Show that the function $\operatorname{Log}(z-i)$ is analytic everywhere except on the half line $y=1$ $(x\leq 0)$.
I know that $$\operatorname{Log}(z-i)=\operatorname{Log}(x+iy-i)=\operatorname{Log}(x+i(y-1))=\ln\sqrt{x^2+(y-1)^2}+i \operatorname{Arg}(x+i(y-1))$$ I get that this function cannot be differentiated at $x=0, y=1$ due to the fact $\ln(0)$ is undefined. Is it because of this reason it is not analytic everywhere else on that line?
No, the problem is not the real logarithm, but the argument. Now I explain.
The complex logarithm, called principal logarithm, is defined as follows:
$\log_{\mathbb C}z:=log_{\mathbb R}|z|+i\arg z\;\;,$ where $\arg z=$
$\tan^{-1}\left(\frac{\Im z}{\Re z}\right)$ if $\Re z>0$
$\cot^{-1}\left(\frac{\Re z}{\Im z}\right)\;\;\;\;$ if $\Re z\leq0$ and $\Im z>0$
$\cot^{-1}\left(\frac{\Re z}{\Im z}\right)-\pi\;\;\;\;\;$ if $\Re z\leq0$ and $\Im z<0$
Now this definition could seem complicated, however you see that the only problem is that is not defined in the half line $\{z\in\mathbb C\;\;:\;\;\Im z=0,\; \Re z\leq0\}$. But $$ \lim_{\Im z\rightarrow0^+,\Re z<0} \cot^{-1}\left(\frac{\Re z}{\Im z}\right)= \lim_{t\rightarrow-\infty}\cot^{-1}(t)=\pi $$
$$ \lim_{\Im z\rightarrow0^-,\Re z<0} \cot^{-1}\left(\frac{\Re z}{\Im z}\right)-\pi= \lim_{t\rightarrow+\infty}\cot^{-1}(t)-\pi=0-\pi=-\pi $$ So the best you can do is to extend the function on this line (by posing $\arg_{|\mathbb R_{<0}}\equiv\pi$ for example)... but however it won't be continous here!
Now the argument of the complex number $z$ is to be thought as the angle that your complex number $z$ (thought as a vector of $\mathbb R^2$) forms with the real line axis; so it's a number $\theta\in]-\pi,\pi[$.

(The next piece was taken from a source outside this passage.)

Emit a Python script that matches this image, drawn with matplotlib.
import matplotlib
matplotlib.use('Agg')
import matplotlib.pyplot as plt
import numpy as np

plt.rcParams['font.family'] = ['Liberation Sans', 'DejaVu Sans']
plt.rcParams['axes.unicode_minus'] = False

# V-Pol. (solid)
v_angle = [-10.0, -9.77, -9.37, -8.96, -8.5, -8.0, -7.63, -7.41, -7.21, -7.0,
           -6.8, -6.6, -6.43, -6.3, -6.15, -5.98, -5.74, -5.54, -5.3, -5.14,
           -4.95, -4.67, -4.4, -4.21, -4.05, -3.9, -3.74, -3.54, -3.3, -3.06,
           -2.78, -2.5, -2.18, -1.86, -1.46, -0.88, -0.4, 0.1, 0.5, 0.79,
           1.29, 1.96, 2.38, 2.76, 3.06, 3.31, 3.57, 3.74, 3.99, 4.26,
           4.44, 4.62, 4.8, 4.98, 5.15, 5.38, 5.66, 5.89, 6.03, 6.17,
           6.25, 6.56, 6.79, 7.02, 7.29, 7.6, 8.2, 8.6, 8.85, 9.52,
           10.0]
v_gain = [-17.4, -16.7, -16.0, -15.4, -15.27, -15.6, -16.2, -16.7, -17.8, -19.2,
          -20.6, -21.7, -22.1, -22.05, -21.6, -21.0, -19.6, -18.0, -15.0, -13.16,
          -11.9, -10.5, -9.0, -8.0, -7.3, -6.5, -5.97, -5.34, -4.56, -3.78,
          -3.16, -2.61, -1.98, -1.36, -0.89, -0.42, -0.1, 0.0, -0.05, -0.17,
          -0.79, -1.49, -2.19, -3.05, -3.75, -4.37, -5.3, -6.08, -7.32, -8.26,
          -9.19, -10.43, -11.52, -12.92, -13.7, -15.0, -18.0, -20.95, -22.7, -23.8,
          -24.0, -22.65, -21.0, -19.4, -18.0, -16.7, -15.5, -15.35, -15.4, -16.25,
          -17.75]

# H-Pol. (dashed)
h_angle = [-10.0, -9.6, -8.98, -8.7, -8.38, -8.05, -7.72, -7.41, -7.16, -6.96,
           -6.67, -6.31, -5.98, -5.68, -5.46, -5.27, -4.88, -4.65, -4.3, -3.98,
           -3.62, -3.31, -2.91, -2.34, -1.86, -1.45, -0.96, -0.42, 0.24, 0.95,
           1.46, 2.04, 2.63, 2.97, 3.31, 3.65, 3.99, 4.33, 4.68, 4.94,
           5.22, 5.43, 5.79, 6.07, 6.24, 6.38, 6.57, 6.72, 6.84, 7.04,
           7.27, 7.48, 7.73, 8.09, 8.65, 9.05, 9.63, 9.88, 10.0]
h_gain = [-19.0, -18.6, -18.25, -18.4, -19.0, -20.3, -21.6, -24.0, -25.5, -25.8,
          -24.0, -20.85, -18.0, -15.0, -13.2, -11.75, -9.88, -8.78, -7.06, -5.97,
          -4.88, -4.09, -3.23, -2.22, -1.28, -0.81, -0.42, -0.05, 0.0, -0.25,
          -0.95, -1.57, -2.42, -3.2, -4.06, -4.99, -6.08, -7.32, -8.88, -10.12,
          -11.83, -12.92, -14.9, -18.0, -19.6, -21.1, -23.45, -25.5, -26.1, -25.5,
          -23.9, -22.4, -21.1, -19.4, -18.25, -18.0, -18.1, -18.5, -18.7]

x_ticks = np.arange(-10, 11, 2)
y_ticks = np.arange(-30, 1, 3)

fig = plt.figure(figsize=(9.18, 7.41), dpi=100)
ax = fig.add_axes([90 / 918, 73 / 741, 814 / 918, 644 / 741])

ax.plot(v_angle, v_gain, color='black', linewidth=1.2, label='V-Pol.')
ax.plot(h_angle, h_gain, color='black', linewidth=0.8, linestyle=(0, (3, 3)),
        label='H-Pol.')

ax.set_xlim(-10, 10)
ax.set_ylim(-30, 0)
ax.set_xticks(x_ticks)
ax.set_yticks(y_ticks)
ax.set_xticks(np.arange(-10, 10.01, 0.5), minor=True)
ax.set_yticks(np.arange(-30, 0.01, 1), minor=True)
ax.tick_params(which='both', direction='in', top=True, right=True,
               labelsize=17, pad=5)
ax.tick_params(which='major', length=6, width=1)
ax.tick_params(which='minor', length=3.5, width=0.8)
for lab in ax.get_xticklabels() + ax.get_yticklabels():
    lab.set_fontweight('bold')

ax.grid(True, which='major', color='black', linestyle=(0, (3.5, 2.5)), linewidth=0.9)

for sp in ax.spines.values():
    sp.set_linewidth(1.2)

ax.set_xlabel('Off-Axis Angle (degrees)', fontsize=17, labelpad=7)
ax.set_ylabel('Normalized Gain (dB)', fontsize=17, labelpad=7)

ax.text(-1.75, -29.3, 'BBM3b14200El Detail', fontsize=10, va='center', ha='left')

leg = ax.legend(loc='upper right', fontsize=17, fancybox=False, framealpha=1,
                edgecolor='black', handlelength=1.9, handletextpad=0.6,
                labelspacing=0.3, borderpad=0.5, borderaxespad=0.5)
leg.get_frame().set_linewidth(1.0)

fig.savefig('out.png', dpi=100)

Now it should be clear that the complex logarithm couldn't be continous where the real log is not (only in $0$, since you consider $|z|$, that is $\geq0$) and where the argument is not (in the whole $\mathbb R_{\leq0}$, as explained). Otherwise is continous hence analytic. So you can desume that $\log_{\mathbb C}\in \mathcal{H}(\mathbb C_-)$ where $\mathbb C_-:=\mathbb C\setminus\mathbb R_{\leq0}$.
Hence considering $\log_{\mathbb C}(z-i)$ you see immediately that the "critic half line" is parallel to the one of $\log_{\mathbb C}z$ but passing by $i$. Hence arguing exactly as already done, you can conclude that $\log_{\mathbb C}(z-i)$ is analytic on $\mathbb C\setminus\{z\in\mathbb C\;\;:\;\;\Re z\leq0,\;\Im z=1 \}$, as you said.